The plateau’s plant life is the result of both natural and human processes. Over the centuries, extensive forests have been cleared to enable animals to graze on Nanos. The fields now support a wide variety of flora – species typical of both southern Europe and the Alps. Among them are the endemic Marchesetti’s bellflower and the great yellow gentian, which is used in medicine. At higher elevations, the rare Scopoli’s rockcress can be found growing from cracks in rock. The plateau is also known for its extensive variety of butterflies.
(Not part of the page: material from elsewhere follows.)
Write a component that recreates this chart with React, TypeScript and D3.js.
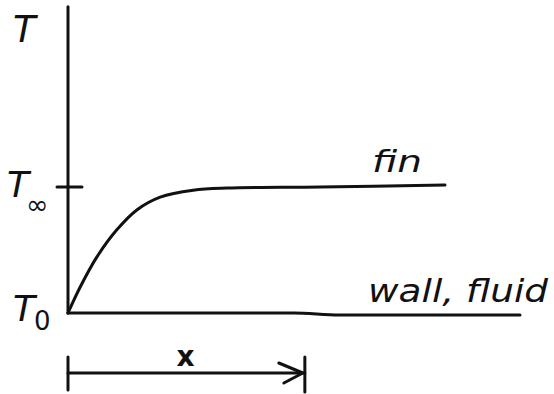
import React from 'react';
import * as d3 from 'd3';

// fin temperature profile, sketched: T rises from T0 at the wall to T_inf
const finX = [0, 0.27, 0.64, 1.08, 1.53, 2.04, 2.77, 3.52, 5.58, 8.34];
const finT = [0, 0.206, 0.445, 0.66, 0.82, 0.92, 0.975, 0.992, 1.0, 1.015];

// wall / fluid line stays at T0
const wallX = [0, 5, 6, 10];
const wallT = [0, 0, -0.015, -0.015];

const tickValues = [1, 0];
const tickSubs = ['\u221E', '0'];
const seriesLabels = ['fin', 'wall, fluid'];
const arrowSpan = [0, 5.24];

const W = 554;
const H = 394;
const ink = '#111';
const font = '"DejaVu Sans", sans-serif';

const App = () => {
  const x = d3.scaleLinear().domain([0, 10]).range([68, 520]);
  const y = d3.scaleLinear().domain([0, 1]).range([313, 187]);

  const finPath = d3
    .line<[number, number]>()
    .x(d => x(d[0]))
    .y(d => y(d[1]))
    .curve(d3.curveCatmullRom.alpha(0.5))(finX.map((v, i) => [v, finT[i]]));

  const wallPath = d3
    .line<[number, number]>()
    .x(d => x(d[0]))
    .y(d => y(d[1]))
    .curve(d3.curveMonotoneX)(wallX.map((v, i) => [v, wallT[i]]));

  const yTop = y(2.43);
  const ay = 373;
  const a0 = x(arrowSpan[0]);
  const a1 = x(arrowSpan[1]);

  return (
    <svg
      width={W}
      height={H}
      style={{ position: 'fixed', left: 0, top: 0, background: '#fff' }}
    >
      <g stroke={ink} strokeWidth={3} fill="none" strokeLinecap="round" strokeLinejoin="round">
        {/* T axis */}
        <line x1={x(0)} y1={yTop} x2={x(0)} y2={y(0)} />
        {/* tick at T_inf */}
        <line x1={x(0) - 11} y1={y(1)} x2={x(0) + 14} y2={y(1)} />
        <path d={wallPath || ''} />
        <path d={finPath || ''} />
        {/* x dimension arrow */}
        <line x1={a0} y1={ay - 16} x2={a0} y2={ay + 17} />
        <line x1={a1} y1={ay - 16} x2={a1} y2={ay + 19} />
        <line x1={a0} y1={ay} x2={a1} y2={ay} />
        <path d={`M${a1 - 26},${ay - 10} L${a1 - 2},${ay} L${a1 - 21},${ay + 10}`} />
      </g>

      <g fill={ink} fontFamily={font} fontStyle="italic">
        <text x={13} y={42} fontSize={37}>T</text>
        {tickValues.map((v, i) => (
          <text key={i} x={v === 1 ? 7 : 13} y={y(v) + (v === 1 ? 10 : 8)} fontSize={36}>
            T
            <tspan
              dx={v === 1 ? -3 : -1}
              dy={v === 1 ? 17 : 9}
              fontSize={v === 1 ? 27 : 26}
              fontStyle="normal"
            >
              {tickSubs[i]}
            </tspan>
          </text>
        ))}
        <text x={372} y={y(1) - 15} fontSize={30} textLength={50} lengthAdjust="spacingAndGlyphs">
          {seriesLabels[0]}
        </text>
        <text x={368} y={y(0) - 11} fontSize={32} textLength={180} lengthAdjust="spacingAndGlyphs">
          {seriesLabels[1]}
        </text>
        <text x={x(arrowSpan[1] / 2) - 10} y={ay - 7} fontSize={28} fontWeight="bold" fontStyle="normal">x</text>
      </g>
    </svg>
  );
};

export default App;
The church of St. Hieronymus can be found just under Grmada, one of the summits on the plateau. Meanwhile, the ruins of Vipava Castle overlook the town of the same name on the southern slopes of Nanos. The castle as built by the Patriarchs of Aquileia in the 12th century but was abandoned by the 17th century.
Both climbing and hiking trails lead visitors to the highest part of the plateau, which provides a spectacular view across much of western Slovenia, and – on clear days – as far away as Venice.
The strategic location has made Nanos the site of a major television transmitter, which is now fully digitalized. The transmitter building contains a small museum of analog technology that once provided a TV signal to hundreds of thousands in both Slovenia and Italy.
Most visitors to Slovenia merely drive by Nanos on their journey towards the coast, but the Slovenian government, having recognized the area’s unique flora, geology, and history, declared the plateau a Landscape Park in 1987, making it a haven for hikers and nature lovers.